» Data shown:
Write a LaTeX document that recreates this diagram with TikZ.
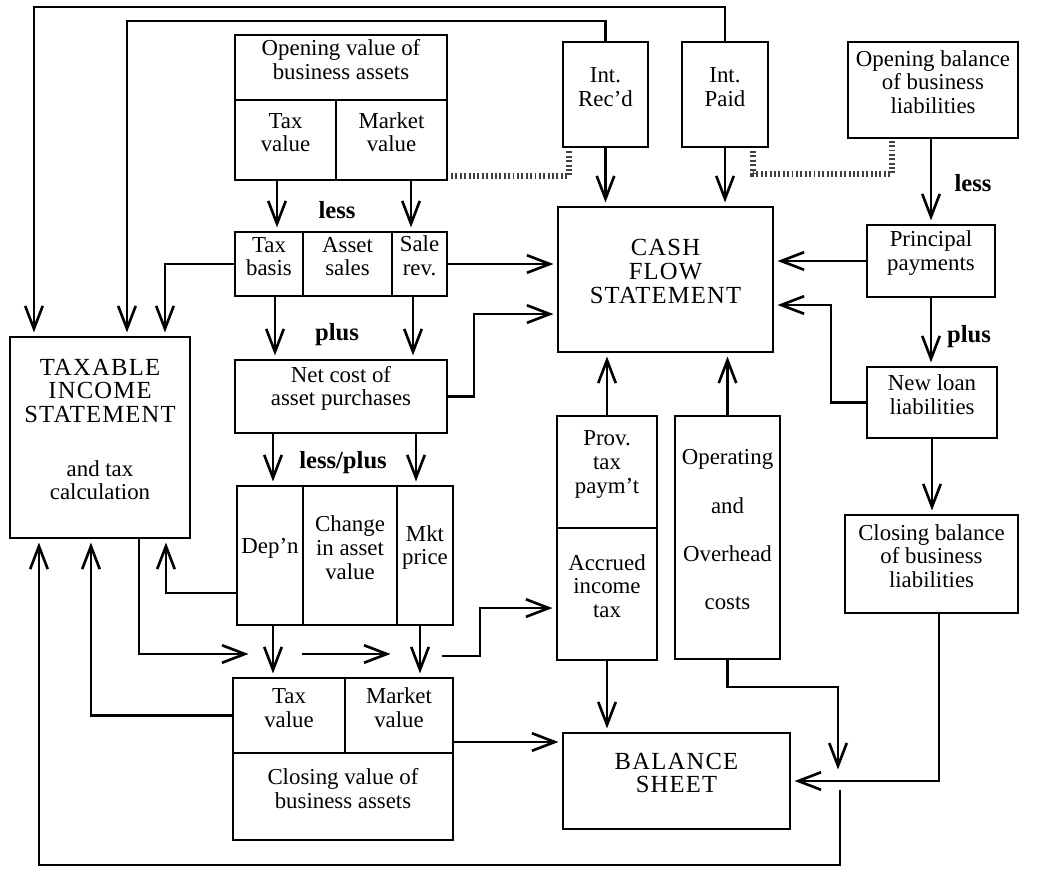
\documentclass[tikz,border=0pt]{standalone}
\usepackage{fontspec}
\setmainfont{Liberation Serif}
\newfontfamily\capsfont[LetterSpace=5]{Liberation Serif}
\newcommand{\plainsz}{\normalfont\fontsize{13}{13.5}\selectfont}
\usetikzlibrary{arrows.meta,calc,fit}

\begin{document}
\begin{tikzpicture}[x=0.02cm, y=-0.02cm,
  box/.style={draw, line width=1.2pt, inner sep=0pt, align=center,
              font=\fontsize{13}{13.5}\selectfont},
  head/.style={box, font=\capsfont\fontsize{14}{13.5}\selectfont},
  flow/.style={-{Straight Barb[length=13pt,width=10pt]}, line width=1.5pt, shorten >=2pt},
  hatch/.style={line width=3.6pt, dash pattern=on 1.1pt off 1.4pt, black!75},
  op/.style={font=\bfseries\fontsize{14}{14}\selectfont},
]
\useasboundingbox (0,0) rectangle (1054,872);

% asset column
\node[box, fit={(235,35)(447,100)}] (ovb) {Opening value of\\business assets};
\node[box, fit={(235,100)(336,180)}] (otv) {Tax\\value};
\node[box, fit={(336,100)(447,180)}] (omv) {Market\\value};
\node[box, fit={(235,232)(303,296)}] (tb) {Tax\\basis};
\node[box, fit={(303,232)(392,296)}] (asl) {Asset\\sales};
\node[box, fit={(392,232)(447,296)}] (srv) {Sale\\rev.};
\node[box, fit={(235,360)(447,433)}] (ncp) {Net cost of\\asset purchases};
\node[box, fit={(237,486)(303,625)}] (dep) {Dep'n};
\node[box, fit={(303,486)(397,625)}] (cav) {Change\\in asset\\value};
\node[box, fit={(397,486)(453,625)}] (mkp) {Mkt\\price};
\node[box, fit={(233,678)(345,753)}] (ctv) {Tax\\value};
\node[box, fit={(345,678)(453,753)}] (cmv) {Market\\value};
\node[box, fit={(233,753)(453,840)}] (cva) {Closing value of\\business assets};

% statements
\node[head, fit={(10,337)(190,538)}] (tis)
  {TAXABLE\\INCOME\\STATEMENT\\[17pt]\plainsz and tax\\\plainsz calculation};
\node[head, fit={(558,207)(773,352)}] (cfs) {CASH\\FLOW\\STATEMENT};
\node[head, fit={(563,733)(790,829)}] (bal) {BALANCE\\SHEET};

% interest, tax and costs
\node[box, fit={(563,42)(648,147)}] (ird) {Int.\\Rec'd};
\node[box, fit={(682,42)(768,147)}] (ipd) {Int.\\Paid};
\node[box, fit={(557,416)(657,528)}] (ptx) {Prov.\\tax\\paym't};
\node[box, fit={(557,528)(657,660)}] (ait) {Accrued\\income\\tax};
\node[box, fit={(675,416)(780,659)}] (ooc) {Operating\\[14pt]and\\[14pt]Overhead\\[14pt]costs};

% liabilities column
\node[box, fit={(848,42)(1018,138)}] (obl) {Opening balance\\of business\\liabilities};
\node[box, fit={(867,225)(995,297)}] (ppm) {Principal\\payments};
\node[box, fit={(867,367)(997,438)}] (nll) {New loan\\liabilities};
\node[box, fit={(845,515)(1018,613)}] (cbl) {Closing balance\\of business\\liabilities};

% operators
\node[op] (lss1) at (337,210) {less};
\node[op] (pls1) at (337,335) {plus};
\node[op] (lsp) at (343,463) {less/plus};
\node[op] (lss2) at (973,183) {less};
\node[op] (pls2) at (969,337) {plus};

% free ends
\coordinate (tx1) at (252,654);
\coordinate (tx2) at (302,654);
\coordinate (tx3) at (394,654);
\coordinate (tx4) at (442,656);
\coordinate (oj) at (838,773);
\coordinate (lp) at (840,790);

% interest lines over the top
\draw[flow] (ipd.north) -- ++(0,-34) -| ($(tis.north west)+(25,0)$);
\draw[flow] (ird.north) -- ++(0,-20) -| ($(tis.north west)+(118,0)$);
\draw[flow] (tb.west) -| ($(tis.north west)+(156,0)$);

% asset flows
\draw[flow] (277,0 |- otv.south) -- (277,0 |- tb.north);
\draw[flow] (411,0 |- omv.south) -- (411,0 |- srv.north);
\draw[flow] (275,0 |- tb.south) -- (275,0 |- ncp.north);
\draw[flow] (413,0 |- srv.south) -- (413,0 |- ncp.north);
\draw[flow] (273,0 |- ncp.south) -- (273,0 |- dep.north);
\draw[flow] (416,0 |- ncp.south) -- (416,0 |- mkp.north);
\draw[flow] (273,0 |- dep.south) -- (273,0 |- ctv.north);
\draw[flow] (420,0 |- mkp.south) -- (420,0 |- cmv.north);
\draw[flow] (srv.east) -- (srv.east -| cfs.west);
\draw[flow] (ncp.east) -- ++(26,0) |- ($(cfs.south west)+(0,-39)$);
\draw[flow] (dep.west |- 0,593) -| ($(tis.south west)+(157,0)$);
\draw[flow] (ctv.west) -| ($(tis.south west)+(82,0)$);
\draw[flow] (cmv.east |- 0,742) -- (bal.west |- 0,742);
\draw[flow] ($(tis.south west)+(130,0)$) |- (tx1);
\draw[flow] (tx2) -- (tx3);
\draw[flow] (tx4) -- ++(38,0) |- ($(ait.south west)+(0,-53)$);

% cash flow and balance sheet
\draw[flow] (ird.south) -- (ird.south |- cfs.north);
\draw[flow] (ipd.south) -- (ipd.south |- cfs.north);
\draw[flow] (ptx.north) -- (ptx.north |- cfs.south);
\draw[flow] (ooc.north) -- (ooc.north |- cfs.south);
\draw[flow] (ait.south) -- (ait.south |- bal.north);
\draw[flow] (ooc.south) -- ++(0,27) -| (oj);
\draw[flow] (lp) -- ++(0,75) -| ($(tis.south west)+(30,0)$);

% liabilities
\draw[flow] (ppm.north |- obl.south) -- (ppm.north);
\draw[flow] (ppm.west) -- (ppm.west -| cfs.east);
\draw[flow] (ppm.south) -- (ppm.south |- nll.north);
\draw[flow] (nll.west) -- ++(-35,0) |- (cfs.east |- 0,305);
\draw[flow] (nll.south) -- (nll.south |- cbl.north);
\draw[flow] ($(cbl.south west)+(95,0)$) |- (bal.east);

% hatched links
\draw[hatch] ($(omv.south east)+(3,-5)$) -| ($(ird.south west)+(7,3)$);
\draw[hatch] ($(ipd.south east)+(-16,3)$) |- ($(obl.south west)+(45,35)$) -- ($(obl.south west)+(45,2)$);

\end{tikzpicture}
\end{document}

» Request: All of the lines above should be printed exactly, minus the pictures.

» Exercise response:
Write a LaTeX document that recreates this diagram with TikZ.
\documentclass[tikz,border=0pt]{standalone}
\usepackage{fontspec}
\setmainfont{Liberation Serif}
\newfontfamily\capsfont[LetterSpace=5]{Liberation Serif}
\newcommand{\plainsz}{\normalfont\fontsize{13}{13.5}\selectfont}
\usetikzlibrary{arrows.meta,calc,fit}

\begin{document}
\begin{tikzpicture}[x=0.02cm, y=-0.02cm,
  box/.style={draw, line width=1.2pt, inner sep=0pt, align=center,
              font=\fontsize{13}{13.5}\selectfont},
  head/.style={box, font=\capsfont\fontsize{14}{13.5}\selectfont},
  flow/.style={-{Straight Barb[length=13pt,width=10pt]}, line width=1.5pt, shorten >=2pt},
  hatch/.style={line width=3.6pt, dash pattern=on 1.1pt off 1.4pt, black!75},
  op/.style={font=\bfseries\fontsize{14}{14}\selectfont},
]
\useasboundingbox (0,0) rectangle (1054,872);

% asset column
\node[box, fit={(235,35)(447,100)}] (ovb) {Opening value of\\business assets};
\node[box, fit={(235,100)(336,180)}] (otv) {Tax\\value};
\node[box, fit={(336,100)(447,180)}] (omv) {Market\\value};
\node[box, fit={(235,232)(303,296)}] (tb) {Tax\\basis};
\node[box, fit={(303,232)(392,296)}] (asl) {Asset\\sales};
\node[box, fit={(392,232)(447,296)}] (srv) {Sale\\rev.};
\node[box, fit={(235,360)(447,433)}] (ncp) {Net cost of\\asset purchases};
\node[box, fit={(237,486)(303,625)}] (dep) {Dep'n};
\node[box, fit={(303,486)(397,625)}] (cav) {Change\\in asset\\value};
\node[box, fit={(397,486)(453,625)}] (mkp) {Mkt\\price};
\node[box, fit={(233,678)(345,753)}] (ctv) {Tax\\value};
\node[box, fit={(345,678)(453,753)}] (cmv) {Market\\value};
\node[box, fit={(233,753)(453,840)}] (cva) {Closing value of\\business assets};

% statements
\node[head, fit={(10,337)(190,538)}] (tis)
  {TAXABLE\\INCOME\\STATEMENT\\[17pt]\plainsz and tax\\\plainsz calculation};
\node[head, fit={(558,207)(773,352)}] (cfs) {CASH\\FLOW\\STATEMENT};
\node[head, fit={(563,733)(790,829)}] (bal) {BALANCE\\SHEET};

% interest, tax and costs
\node[box, fit={(563,42)(648,147)}] (ird) {Int.\\Rec'd};
\node[box, fit={(682,42)(768,147)}] (ipd) {Int.\\Paid};
\node[box, fit={(557,416)(657,528)}] (ptx) {Prov.\\tax\\paym't};
\node[box, fit={(557,528)(657,660)}] (ait) {Accrued\\income\\tax};
\node[box, fit={(675,416)(780,659)}] (ooc) {Operating\\[14pt]and\\[14pt]Overhead\\[14pt]costs};

% liabilities column
\node[box, fit={(848,42)(1018,138)}] (obl) {Opening balance\\of business\\liabilities};
\node[box, fit={(867,225)(995,297)}] (ppm) {Principal\\payments};
\node[box, fit={(867,367)(997,438)}] (nll) {New loan\\liabilities};
\node[box, fit={(845,515)(1018,613)}] (cbl) {Closing balance\\of business\\liabilities};

% operators
\node[op] (lss1) at (337,210) {less};
\node[op] (pls1) at (337,335) {plus};
\node[op] (lsp) at (343,463) {less/plus};
\node[op] (lss2) at (973,183) {less};
\node[op] (pls2) at (969,337) {plus};

% free ends
\coordinate (tx1) at (252,654);
\coordinate (tx2) at (302,654);
\coordinate (tx3) at (394,654);
\coordinate (tx4) at (442,656);
\coordinate (oj) at (838,773);
\coordinate (lp) at (840,790);

% interest lines over the top
\draw[flow] (ipd.north) -- ++(0,-34) -| ($(tis.north west)+(25,0)$);
\draw[flow] (ird.north) -- ++(0,-20) -| ($(tis.north west)+(118,0)$);
\draw[flow] (tb.west) -| ($(tis.north west)+(156,0)$);

% asset flows
\draw[flow] (277,0 |- otv.south) -- (277,0 |- tb.north);
\draw[flow] (411,0 |- omv.south) -- (411,0 |- srv.north);
\draw[flow] (275,0 |- tb.south) -- (275,0 |- ncp.north);
\draw[flow] (413,0 |- srv.south) -- (413,0 |- ncp.north);
\draw[flow] (273,0 |- ncp.south) -- (273,0 |- dep.north);
\draw[flow] (416,0 |- ncp.south) -- (416,0 |- mkp.north);
\draw[flow] (273,0 |- dep.south) -- (273,0 |- ctv.north);
\draw[flow] (420,0 |- mkp.south) -- (420,0 |- cmv.north);
\draw[flow] (srv.east) -- (srv.east -| cfs.west);
\draw[flow] (ncp.east) -- ++(26,0) |- ($(cfs.south west)+(0,-39)$);
\draw[flow] (dep.west |- 0,593) -| ($(tis.south west)+(157,0)$);
\draw[flow] (ctv.west) -| ($(tis.south west)+(82,0)$);
\draw[flow] (cmv.east |- 0,742) -- (bal.west |- 0,742);
\draw[flow] ($(tis.south west)+(130,0)$) |- (tx1);
\draw[flow] (tx2) -- (tx3);
\draw[flow] (tx4) -- ++(38,0) |- ($(ait.south west)+(0,-53)$);

% cash flow and balance sheet
\draw[flow] (ird.south) -- (ird.south |- cfs.north);
\draw[flow] (ipd.south) -- (ipd.south |- cfs.north);
\draw[flow] (ptx.north) -- (ptx.north |- cfs.south);
\draw[flow] (ooc.north) -- (ooc.north |- cfs.south);
\draw[flow] (ait.south) -- (ait.south |- bal.north);
\draw[flow] (ooc.south) -- ++(0,27) -| (oj);
\draw[flow] (lp) -- ++(0,75) -| ($(tis.south west)+(30,0)$);

% liabilities
\draw[flow] (ppm.north |- obl.south) -- (ppm.north);
\draw[flow] (ppm.west) -- (ppm.west -| cfs.east);
\draw[flow] (ppm.south) -- (ppm.south |- nll.north);
\draw[flow] (nll.west) -- ++(-35,0) |- (cfs.east |- 0,305);
\draw[flow] (nll.south) -- (nll.south |- cbl.north);
\draw[flow] ($(cbl.south west)+(95,0)$) |- (bal.east);

% hatched links
\draw[hatch] ($(omv.south east)+(3,-5)$) -| ($(ird.south west)+(7,3)$);
\draw[hatch] ($(ipd.south east)+(-16,3)$) |- ($(obl.south west)+(45,35)$) -- ($(obl.south west)+(45,2)$);

\end{tikzpicture}
\end{document}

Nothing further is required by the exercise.